Market Rental shall be determined by mutual agreement of Lessor and
Lessee as follows. Within twenty (20) calendar days of Lessor's receipt
of the Option Notice, Lessor shall propose to Lessee in writing a Market
Rental. If Lessee is not in agreement with such proposal, Lessee shall
so advise Lessor in writing within fifteen (15) calendar days of
Lessee's receipt of the proposed Market Rental, and Lessor and Lessee
shall within ten (10) calendar days thereafter each appoint a real
estate broker, licensed as such in the State of California and having
been engaged in the leasing of industrial real estate situated in the
County of Santa Xxxxx, State of California, for a period of not less
than three years immediately preceding such broker's appointment, to
mutually determine Market Rental.

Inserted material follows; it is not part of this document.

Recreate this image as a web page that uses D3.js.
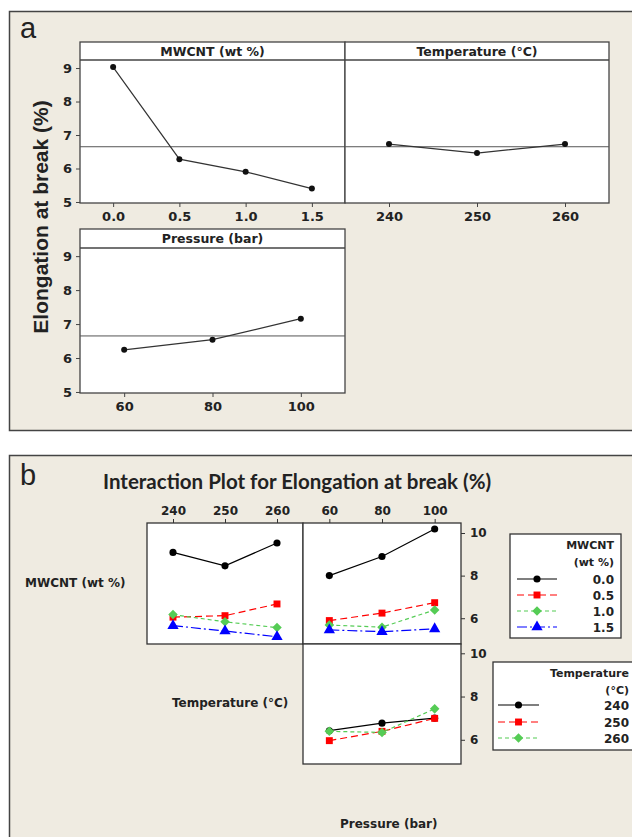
<!DOCTYPE html>
<html>
<head>
<meta charset="utf-8">
<script src="https://cdn.jsdelivr.net/npm/d3@7"></script>
<style>
  body { margin: 0; background: #fff; }
  svg text { font-family: "DejaVu Sans", sans-serif; font-weight: bold; fill: #222; }
</style>
</head>
<body>
<div id="chart"></div>
<script>
// ---- data ----
const mwcntLevels = ["0.0", "0.5", "1.0", "1.5"];
const tempLevels = ["240", "250", "260"];
const pressLevels = ["60", "80", "100"];

// main effects, panel a
const mainMwcnt = [9.03, 6.28, 5.90, 5.40];
const mainTemp = [6.73, 6.46, 6.73];
const mainPress = [6.24, 6.54, 7.16];
const grandMean = 6.65;
const mainTicks = [5, 6, 7, 8, 9];

// interaction means, panel b (rows = series level, cols = x level)
const mwcntByTemp = [[9.09, 8.46, 9.53], [6.05, 6.12, 6.67], [6.17, 5.83, 5.56], [5.65, 5.40, 5.13]];
const mwcntByPress = [[8.00, 8.90, 10.19], [5.89, 6.24, 6.73], [5.68, 5.58, 6.39], [5.45, 5.37, 5.50]];
const tempByPress = [[6.42, 6.77, 7.00], [5.96, 6.39, 6.99], [6.39, 6.34, 7.43]];
const interTicks = [6, 8, 10];

// series styles
const colors = ["#000000", "#ff0000", "#55cc55", "#0000ff"];
const dashes = [null, "7,4", "4,3", "10,3,2,3"];
const symbols = [d3.symbolCircle, d3.symbolSquare, d3.symbolDiamond2 || d3.symbolDiamond, d3.symbolTriangle];
const symSize = [40, 48, 58, 55];

const W = 632, H = 837;
const bg = "#efebe1";
const fmt = d3.format("d");
const svg = d3.select("#chart").append("svg").attr("width", W).attr("height", H);

// ---------- panel a ----------
svg.append("rect").attr("x", 9.5).attr("y", 11.5).attr("width", 640).attr("height", 419)
  .attr("fill", bg).attr("stroke", "#444").attr("stroke-width", 1.5);
svg.append("text").attr("x", 20).attr("y", 38).attr("font-size", 29)
  .style("font-family", "Liberation Sans, Arial, sans-serif").style("font-weight", "normal").text("a");

const mainY = (top, bottom) => d3.scaleLinear().domain([4.97, 9.24]).range([bottom, top]);

function mainPanel(x0, x1, boxTop, headTop, bottom, levels, values, title, leftAxis) {
  const g = svg.append("g");
  const x = d3.scalePoint().domain(levels).range([x0, x1]).padding(0.5);
  const y = mainY(headTop, bottom);
  g.append("rect").attr("x", x0).attr("y", boxTop).attr("width", x1 - x0).attr("height", bottom - boxTop)
    .attr("fill", "#fff").attr("stroke", "#444").attr("stroke-width", 1.3);
  g.append("line").attr("x1", x0).attr("x2", x1).attr("y1", headTop).attr("y2", headTop)
    .attr("stroke", "#444").attr("stroke-width", 1.3);
  g.append("text").attr("x", (x0 + x1) / 2).attr("y", (boxTop + headTop) / 2 + 4.5)
    .attr("text-anchor", "middle").attr("font-size", 12.5).text(title);
  g.append("line").attr("x1", x0).attr("x2", x1).attr("y1", y(grandMean)).attr("y2", y(grandMean))
    .attr("stroke", "#555").attr("stroke-width", 1);
  const pts = levels.map((l, i) => [x(l), y(values[i])]);
  g.append("path").attr("d", d3.line()(pts)).attr("fill", "none").attr("stroke", "#333").attr("stroke-width", 1.2);
  g.selectAll("circle.pt").data(pts).join("circle").attr("cx", d => d[0]).attr("cy", d => d[1])
    .attr("r", 3).attr("fill", "#111");
  const xa = g.append("g").attr("transform", `translate(0,${bottom})`)
    .call(d3.axisBottom(x).tickSize(4).tickPadding(5));
  xa.select(".domain").remove();
  xa.selectAll("text").attr("font-size", 13).attr("fill", "#222");
  xa.selectAll("line").attr("stroke", "#444");
  if (leftAxis) {
    const ya = g.append("g").attr("transform", `translate(${x0},0)`)
      .call(d3.axisLeft(y).tickValues(mainTicks).tickFormat(fmt).tickSize(4).tickPadding(4));
    ya.select(".domain").remove();
    ya.selectAll("text").attr("font-size", 13).attr("fill", "#222");
    ya.selectAll("line").attr("stroke", "#444");
  }
}

mainPanel(80, 345, 42, 60, 203, mwcntLevels, mainMwcnt, "MWCNT (wt %)", true);
mainPanel(345, 609, 42, 60, 203, tempLevels, mainTemp, "Temperature (°C)", false);
mainPanel(80, 345, 229, 248, 393, pressLevels, mainPress, "Pressure (bar)", true);

svg.append("text").attr("transform", "translate(48,217) rotate(-90)").attr("text-anchor", "middle")
  .attr("font-size", 21).style("font-family", "Liberation Sans, Arial, sans-serif")
  .text("Elongation at break (%)");

// ---------- panel b ----------
svg.append("rect").attr("x", 9.5).attr("y", 455.5).attr("width", 640).attr("height", 400)
  .attr("fill", bg).attr("stroke", "#444").attr("stroke-width", 1.5);
svg.append("text").attr("x", 20).attr("y", 485).attr("font-size", 29)
  .style("font-family", "Liberation Sans, Arial, sans-serif").style("font-weight", "normal").text("b");
svg.append("text").attr("x", 103).attr("y", 489).attr("font-size", 20.5)
  .style("font-family", "Lato, sans-serif").style("font-weight", "bold")
  .text("Interaction Plot for Elongation at break (%)");

function interPanel(x0, x1, top, bottom, domain, levels, rows, topAxis) {
  const g = svg.append("g");
  const x = d3.scalePoint().domain(levels).range([x0, x1]).padding(0.5);
  const y = d3.scaleLinear().domain(domain).range([bottom, top]);
  g.append("rect").attr("x", x0).attr("y", top).attr("width", x1 - x0).attr("height", bottom - top)
    .attr("fill", "#fff").attr("stroke", "#333").attr("stroke-width", 1.3);
  rows.forEach((vals, s) => {
    const pts = levels.map((l, i) => [x(l), y(vals[i])]);
    g.append("path").attr("d", d3.line()(pts)).attr("fill", "none")
      .attr("stroke", colors[s]).attr("stroke-width", 1.2).attr("stroke-dasharray", dashes[s]);
    g.selectAll(null).data(pts).join("path")
      .attr("transform", d => `translate(${d[0]},${d[1]})`)
      .attr("d", d3.symbol(symbols[s], symSize[s])).attr("fill", colors[s]);
  });
  if (topAxis) {
    const xa = g.append("g").attr("transform", `translate(0,${top})`)
      .call(d3.axisTop(x).tickSize(4).tickPadding(4));
    xa.select(".domain").remove();
    xa.selectAll("text").attr("font-size", 12).attr("fill", "#222");
    xa.selectAll("line").attr("stroke", "#333");
  }
  return y;
}

function rightAxis(y, x) {
  const ya = svg.append("g").attr("transform", `translate(${x},0)`)
    .call(d3.axisRight(y).tickValues(interTicks).tickFormat(fmt).tickSize(4).tickPadding(5));
  ya.select(".domain").remove();
  ya.selectAll("text").attr("font-size", 12).attr("fill", "#222");
  ya.selectAll("line").attr("stroke", "#333");
}

interPanel(147, 303, 523, 644, [4.79, 10.47], tempLevels, mwcntByTemp, true);
const yTop = interPanel(303, 461, 523, 644, [4.79, 10.47], pressLevels, mwcntByPress, true);
const yBot = interPanel(303, 461, 644, 764, [4.88, 10.43], pressLevels, tempByPress, false);
rightAxis(yTop, 461);
rightAxis(yBot, 461);

svg.append("text").attr("x", 25).attr("y", 587).attr("font-size", 12).text("MWCNT (wt %)");
svg.append("text").attr("x", 172).attr("y", 707).attr("font-size", 12).text("Temperature (°C)");
svg.append("text").attr("x", 340).attr("y", 828).attr("font-size", 12).text("Pressure (bar)");

// legends
function legend(x0, top, w, h, titleLines, labels, lineX0, lineX1, textX, rowY) {
  const g = svg.append("g");
  g.append("rect").attr("x", x0).attr("y", top).attr("width", w).attr("height", h)
    .attr("fill", "#fff").attr("stroke", "#333").attr("stroke-width", 1.3);
  titleLines.forEach((t, i) => {
    g.append("text").attr("x", textX).attr("y", top + 15 + i * 17).attr("text-anchor", "end")
      .attr("font-size", 11).text(t);
  });
  labels.forEach((l, s) => {
    const yy = rowY[s];
    g.append("line").attr("x1", lineX0).attr("x2", lineX1).attr("y1", yy).attr("y2", yy)
      .attr("stroke", colors[s]).attr("stroke-width", 1.2).attr("stroke-dasharray", dashes[s]);
    g.append("path").attr("transform", `translate(${(lineX0 + lineX1) / 2},${yy})`)
      .attr("d", d3.symbol(symbols[s], symSize[s])).attr("fill", colors[s]);
    g.append("text").attr("x", textX).attr("y", yy + 4.5).attr("text-anchor", "end")
      .attr("font-size", 12).text(l);
  });
}

legend(510, 534, 111, 104, ["MWCNT", "(wt %)"], mwcntLevels, 517, 557, 614, [579, 595, 611, 627]);
legend(493, 662, 160, 88, ["Temperature", "(°C)"], tempLevels, 498, 539, 629, [705, 722, 738]);
</script>
</body>
</html>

If said brokers are unable to agree
upon Market Rental within fifteen (15) calendar days after their
appointment they shall, within such period, appoint a third
disinterested broker meeting the qualifications described above to
assist in determining Market Rental, and Market Rental shall then be
deemed the average of the determination prepared by said third broker
and the determination (prepared by either of the first two brokers)
which is closest in value to (whether greater than or less than) the
determination prepared by the third broker; provided, however, that in
no event shall Market Rental be less than $.586 per square foot.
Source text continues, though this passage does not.